WHAT YOU HAVE TO DO:
Would you print the records below from the first line through the line containing "Legend, ReferenceLine, ReferenceDot", skipping the pictures?
───── SUPPLIED INFORMATION
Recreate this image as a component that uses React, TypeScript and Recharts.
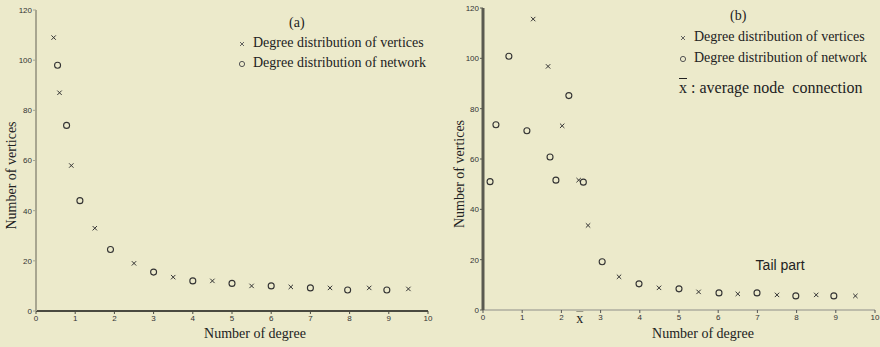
import { ScatterChart, Scatter, XAxis, YAxis, Legend, ReferenceLine, ReferenceDot } from 'recharts'

const BG = '#ECEACB'
const SERIF = '"Liberation Serif", "Times New Roman", serif'
const SANS = '"Liberation Sans", Arial, sans-serif'

const degreeTicks = [0, 1, 2, 3, 4, 5, 6, 7, 8, 9, 10]
const countTicks = [0, 20, 40, 60, 80, 100, 120]

// panel (a)
const aVertexDegree = [0.45, 0.6, 0.9, 1.5, 2.5, 3.5, 4.5, 5.5, 6.5, 7.5, 8.5, 9.5]
const aVertexCount = [109, 87, 58, 33, 19, 13.5, 12, 10, 9.6, 9.2, 9.2, 8.8]
const aNetworkDegree = [0.55, 0.78, 1.12, 1.9, 3, 4, 5, 6, 7, 7.95, 8.95]
const aNetworkCount = [98, 74, 44, 24.5, 15.5, 12, 11, 10, 9.2, 8.4, 8.4]

// panel (b)
const bVertexDegree = [1.28, 1.66, 2.02, 2.44, 2.68, 3.47, 4.49, 5.5, 6.5, 7.5, 8.5, 9.5]
const bVertexCount = [115.6, 96.8, 73.2, 51.6, 33.6, 13.2, 8.8, 7.2, 6.4, 6, 6, 5.6]
const bNetworkDegree = [0.18, 0.33, 0.66, 1.12, 1.71, 1.86, 2.19, 2.56, 3.04, 3.98, 5, 6.02, 6.99, 7.98, 8.95]
const bNetworkCount = [51, 73.6, 100.8, 71.2, 60.8, 51.6, 85.2, 50.8, 19.2, 10.4, 8.4, 6.8, 6.8, 5.6, 5.6]

const avgDegreeB = 2.47
const tailLabelDegree = 7.58
const tailLabelCount = 18

const toPoints = (xs: number[], ys: number[]) => xs.map((x, i) => ({ x, y: ys[i] }))

function Cross(props: any) {
  const { cx, cy } = props
  const s = 2.2
  return (
    <g stroke="#333" strokeWidth={1}>
      <line x1={cx - s} y1={cy - s} x2={cx + s} y2={cy + s} />
      <line x1={cx - s} y1={cy + s} x2={cx + s} y2={cy - s} />
    </g>
  )
}

function Ring(props: any) {
  const { cx, cy } = props
  return <circle cx={cx} cy={cy} r={3} fill="none" stroke="#333" strokeWidth={1.1} />
}

function LegendMark({ kind }: { kind: 'x' | 'o' }) {
  return (
    <svg width={10} height={10} style={{ marginRight: 6, verticalAlign: 'middle' }}>
      {kind === 'x' ? (
        <g stroke="#555" strokeWidth={0.9}>
          <line x1={3} y1={3} x2={7} y2={7} />
          <line x1={3} y1={7} x2={7} y2={3} />
        </g>
      ) : (
        <circle cx={5} cy={5} r={2.6} fill="none" stroke="#555" strokeWidth={1} />
      )}
    </svg>
  )
}

function LegendBox({ title, lineHeight, note }: { title: string; lineHeight: number; note?: boolean }) {
  return (
    <div style={{ fontFamily: SERIF, fontSize: 14, color: '#222', lineHeight: `${lineHeight}px`, whiteSpace: 'nowrap' }}>
      <div style={{ paddingLeft: 52 }}>{title}</div>
      <div>
        <LegendMark kind="x" />
        Degree distribution of vertices
      </div>
      <div>
        <LegendMark kind="o" />
        Degree distribution of network
      </div>
      {note && (
        <div style={{ fontSize: 16, lineHeight: '22px', marginTop: 9, paddingLeft: 1 }}>
          <span style={{ textDecoration: 'overline' }}>x</span> : average node&nbsp; connection
        </div>
      )}
    </div>
  )
}

const yTitle = (dx: number) => (props: any) => {
  const vb = props.viewBox || { x: 0, y: 0, width: 0, height: 0 }
  const cx = vb.x + dx
  const cy = vb.y + vb.height / 2 + 15
  return (
    <text
      x={cx}
      y={cy}
      transform={`rotate(-90, ${cx}, ${cy})`}
      textAnchor="middle"
      dominantBaseline="central"
      fontFamily={SERIF}
      fontSize={14}
      fill="#222"
    >
      Number of vertices
    </text>
  )
}

const xTitle = (dx: number, dy: number) => (props: any) => {
  const vb = props.viewBox || { x: 0, y: 0, width: 0, height: 0 }
  return (
    <text
      x={vb.x + vb.width / 2 + dx}
      y={vb.y + dy}
      textAnchor="middle"
      dominantBaseline="central"
      fontFamily={SERIF}
      fontSize={14}
      fill="#222"
    >
      Number of degree
    </text>
  )
}

const tickStyle = { fontSize: 8, fill: '#333', fontFamily: SANS }

export default function App() {
  return (
    <div style={{ position: 'absolute', left: 0, top: 0, width: 880, height: 347, background: BG }}>
      <div style={{ position: 'absolute', left: 0, top: 0 }}>
        <ScatterChart width={440} height={347} margin={{ top: 10, right: 12, left: 0, bottom: 0 }}>
          <XAxis
            type="number"
            dataKey="x"
            domain={[0, 10]}
            ticks={degreeTicks}
            height={36}
            tick={tickStyle}
            tickSize={3}
            tickMargin={1}
            stroke="#4a4a40"
            strokeWidth={2}
            tickLine={{ stroke: '#4a4a40', strokeWidth: 1 }}
            label={{ content: xTitle(23, 22) }}
          />
          <YAxis
            type="number"
            dataKey="y"
            domain={[0, 120]}
            ticks={countTicks}
            width={36}
            tick={tickStyle}
            tickSize={3}
            tickMargin={1}
            stroke="#a8a690"
            strokeWidth={2}
            tickLine={{ stroke: '#a8a690', strokeWidth: 1 }}
            label={{ content: yTitle(11) }}
          />
          <Legend
            layout="vertical"
            align="center"
            verticalAlign="middle"
            wrapperStyle={{ left: 237, top: 13 }}
            content={() => <LegendBox title="(a)" lineHeight={20} />}
          />
          <Scatter
            name="Degree distribution of vertices"
            data={toPoints(aVertexDegree, aVertexCount)}
            shape={Cross}
            isAnimationActive={false}
          />
          <Scatter
            name="Degree distribution of network"
            data={toPoints(aNetworkDegree, aNetworkCount)}
            shape={Ring}
            isAnimationActive={false}
          />
        </ScatterChart>
      </div>
      <div style={{ position: 'absolute', left: 440, top: 0 }}>
        <ScatterChart width={440} height={347} margin={{ top: 8, right: 5, left: 0, bottom: 0 }}>
          <XAxis
            type="number"
            dataKey="x"
            domain={[0, 10]}
            ticks={degreeTicks}
            height={37}
            tick={tickStyle}
            tickSize={3}
            tickMargin={1}
            stroke="#bdbcaa"
            strokeWidth={2}
            tickLine={{ stroke: '#555', strokeWidth: 1 }}
            label={{ content: xTitle(24, 23) }}
          />
          <YAxis
            type="number"
            dataKey="y"
            domain={[0, 120]}
            ticks={countTicks}
            width={43}
            tick={tickStyle}
            tickSize={3}
            tickMargin={1}
            stroke="#5a5a50"
            strokeWidth={3}
            tickLine={{ stroke: '#5a5a50', strokeWidth: 1 }}
            label={{ content: yTitle(19) }}
          />
          <Legend
            layout="vertical"
            align="center"
            verticalAlign="middle"
            wrapperStyle={{ left: 238, top: 5 }}
            content={() => <LegendBox title="(b)" lineHeight={21} note />}
          />
          <ReferenceLine
            x={avgDegreeB}
            stroke="none"
            label={{
              content: (p: any) => {
                const vb = p.viewBox || { x: 0, y: 0, height: 0 }
                return (
                  <text
                    x={vb.x}
                    y={vb.y + vb.height + 13}
                    textAnchor="middle"
                    fontFamily={SERIF}
                    fontSize={14}
                    fill="#222"
                    style={{ textDecoration: 'overline' }}
                  >
                    x
                  </text>
                )
              },
            }}
          />
          <ReferenceDot
            x={tailLabelDegree}
            y={tailLabelCount}
            r={1}
            fill="none"
            stroke="none"
            label={{ value: 'Tail  part', position: 'center', fontFamily: SANS, fontSize: 14, fill: '#222' }}
          />
          <Scatter
            name="Degree distribution of vertices"
            data={toPoints(bVertexDegree, bVertexCount)}
            shape={Cross}
            isAnimationActive={false}
          />
          <Scatter
            name="Degree distribution of network"
            data={toPoints(bNetworkDegree, bNetworkCount)}
            shape={Ring}
            isAnimationActive={false}
          />
        </ScatterChart>
      </div>
    </div>
  )
}
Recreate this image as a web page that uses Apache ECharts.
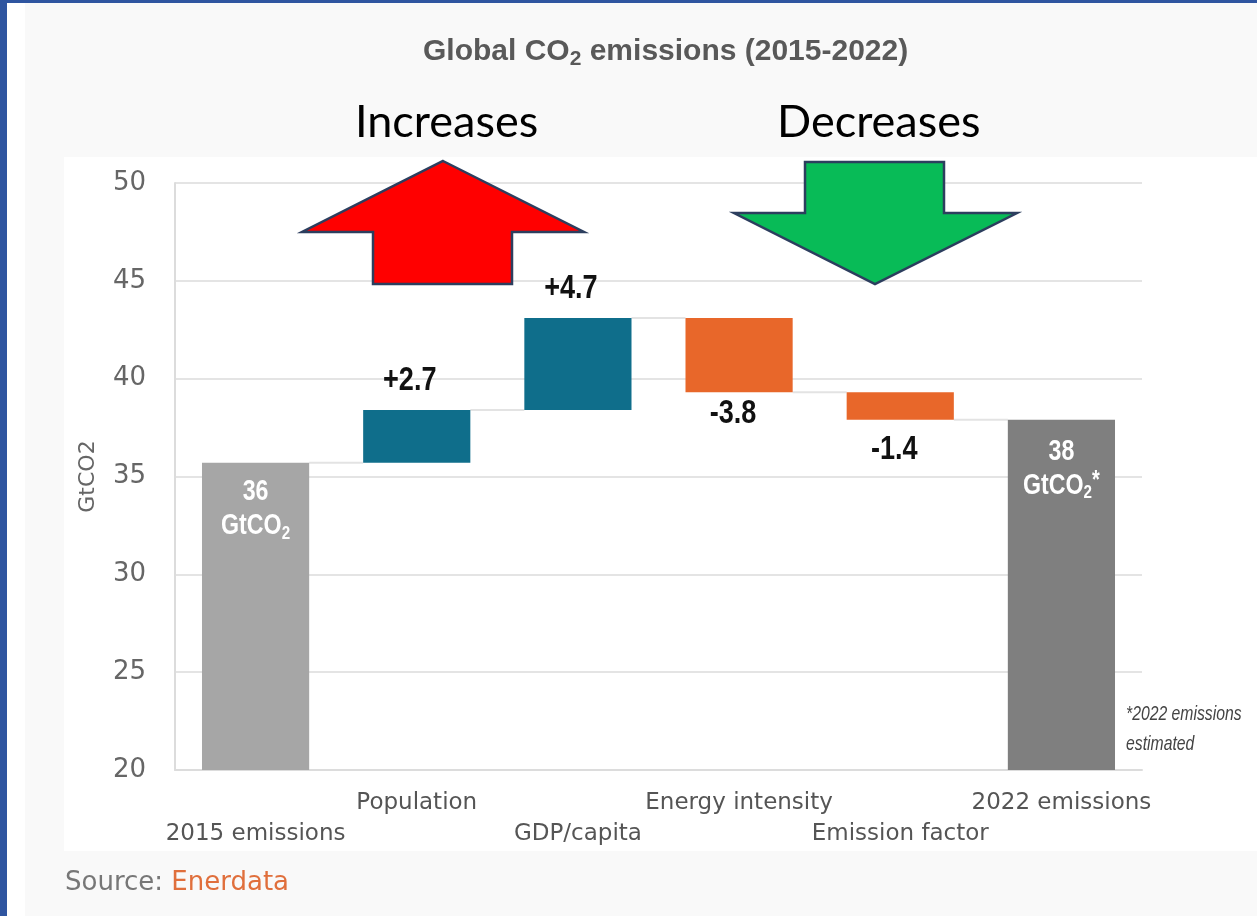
──────────
RESPONSE FOR THIS EXERCISE:
Recreate this image as a component that uses React, TypeScript and Recharts.
import { ScatterChart, Scatter, XAxis, YAxis, Legend, ReferenceLine, ReferenceDot } from 'recharts'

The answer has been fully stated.